Source Code Summarization is a program comprehension task that consists of writing natural language descriptions of source code. The state-of-the-art for automatic source code summarization are neural networks developed for machine translation. These are usually designed to accept a snippet of source code as a sequence of tokens and generate a description, patterned on sequence-to-sequence learning. However, often some of the information required to summarize the subroutine descriptively is not inside the subroutine. The necessary information lives in the "context" around the code, such as other subroutines, files, and build files, as well as the pre-learnt human knowledge. In this talk, I will present my research on context-aware neural models for better automatic source code summarization.

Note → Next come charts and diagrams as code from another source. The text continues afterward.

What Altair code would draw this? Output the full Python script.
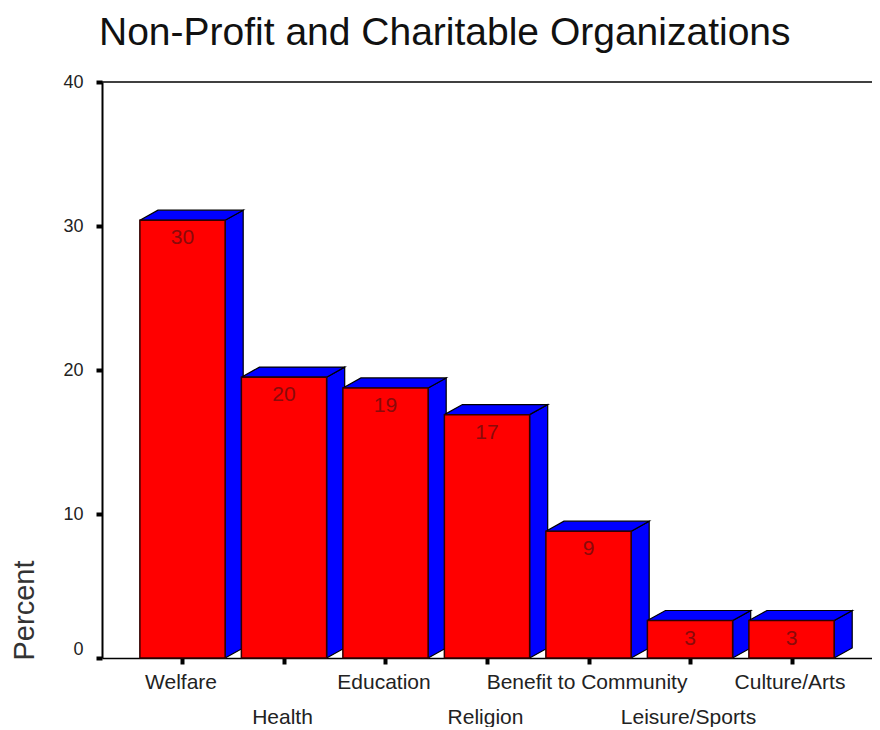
import altair as alt
import pandas as pd

TITLE = "Non-Profit and Charitable Organizations"
categories = ["Welfare", "Health", "Education", "Religion", "Benefit to Community", "Leisure/Sports", "Culture/Arts"]
heights = [30.4, 19.5, 18.75, 16.9, 8.8, 2.6, 2.6]
labels = ["30", "20", "19", "17", "9", "3", "3"]

HALF = 0.42
DX = 0.178
DY = 0.7

front, faces = [], []
for i, (c, v, t) in enumerate(zip(categories, heights, labels)):
    x0, x1 = i - HALF, i + HALF
    front.append({"cat": c, "x0": x0, "x1": x1, "xc": i, "v": v, "label": t, "base": 0})
    side = [(x1, 0), (x1 + DX, DY), (x1 + DX, v + DY), (x1, v), (x1, 0)]
    top = [(x0, v), (x0 + DX, v + DY), (x1 + DX, v + DY), (x1, v), (x0, v)]
    for name, poly in [(f"side{i}", side), (f"top{i}", top)]:
        for k, (x, y) in enumerate(poly):
            faces.append({"face": name, "k": k, "x": x, "y": y})
front = pd.DataFrame(front)
faces = pd.DataFrame(faces)

xs = alt.Scale(domain=[-0.793, 6.793], nice=False, zero=False)
ys = alt.Scale(domain=[0, 40], nice=False)

names = "[" + ",".join(f"'{c}'" for c in categories) + "]"
label_expr = f"datum.value % 2 == 1 ? ['', {names}[datum.value]] : {names}[datum.value]"

x_axis = alt.Axis(values=list(range(7)), labelExpr=label_expr, title=None, grid=False, labelFont="Liberation Sans",
                  labelFontSize=21, labelColor="#222222", labelPadding=7, labelLineHeight=35, labelAngle=0,
                  labelOffset=-2, labelOverlap=False, labelBound=False, labelFlush=False, labelLimit=400,
                  tickSize=6, tickWidth=4, tickColor="black", domainColor="black", domainWidth=1.5)
y_axis = alt.Axis(values=[0, 10, 20, 30, 40], title="Percent", grid=False, labelFont="Liberation Sans",
                  labelFontSize=18, labelColor="#222222", labelPadding=13, tickSize=6, tickWidth=4,
                  labelBaseline={"condition": {"test": "datum.value == 0", "value": "bottom"}, "value": "middle"},
                  tickColor="black", domainColor="black", domainWidth=2,
                  titleFont="Liberation Sans", titleFontSize=29, titleFontWeight="normal", titleColor="#333333",
                  titleAngle=270, titleAnchor="start", titleBaseline="middle", titleX=-78, titleY=578)

top_line = alt.Chart(pd.DataFrame({"v": [40]})).mark_rule(color="black", strokeWidth=1.5).encode(
    y=alt.Y("v:Q", scale=ys, axis=y_axis))

face_layer = alt.Chart(faces).mark_line(fill="#0000ff", stroke="black", strokeWidth=1.2).encode(
    x=alt.X("x:Q", scale=xs, axis=x_axis),
    y=alt.Y("y:Q", scale=ys),
    detail="face:N",
    order="k:Q",
)
front_layer = alt.Chart(front).mark_rect(color="#ff0000", stroke="#300000", strokeWidth=1.5).encode(
    x=alt.X("x0:Q", scale=xs), x2="x1:Q", y=alt.Y("base:Q", scale=ys), y2="v:Q")
text_layer = alt.Chart(front).mark_text(font="Liberation Sans", fontSize=21, color="#8a0a0a", baseline="middle", dy=18).encode(
    x=alt.X("xc:Q", scale=xs), y=alt.Y("v:Q", scale=ys), text="label:N")

chart = alt.layer(top_line, face_layer, front_layer, text_layer).properties(
    width=770, height=576,
    autosize=alt.AutoSizeParams(type="none"),
    padding={"left": 94, "top": 74, "right": 0, "bottom": 69},
    title=alt.TitleParams(TITLE, anchor="start", frame="group", font="Liberation Sans", fontSize=39,
                          fontWeight="normal", color="#111111", dx=-3, offset=20),
).configure_view(stroke=None)

chart.save("out.html", embed_options={"renderer": "svg", "actions": False})
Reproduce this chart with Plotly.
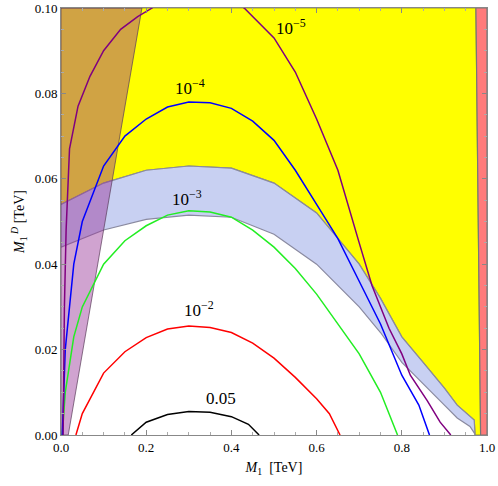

I will discuss the intuition behind each type of context we encode, as well as describe the techniques and results. Source code summarization is one of my application areas for foundational concepts in automatic program comprehension. I will discuss future ideas to extend my foundational work for other applications.

Aakash Bansal

Aakash Bansal

University of Notre Dame

Aakash Bansal is a Ph.D. candidate at the University of Notre Dame, advised by Collin McMillan. His research focuses on development  and application of foundational AI techniques for Software Engineering tasks. His long-term research objective is to bridge the gap between human program comprehension and automatic program comprehension. His short-term goal is the advancement of generative models for software engineering, specifically code summarization. His work has led to thirteen publications at premiere SE and cross-disciplinary venues  such as TSE, ICPC, ASE, ICSE, ICSME, FSE, ETRA, PACM-HCI, and SANER.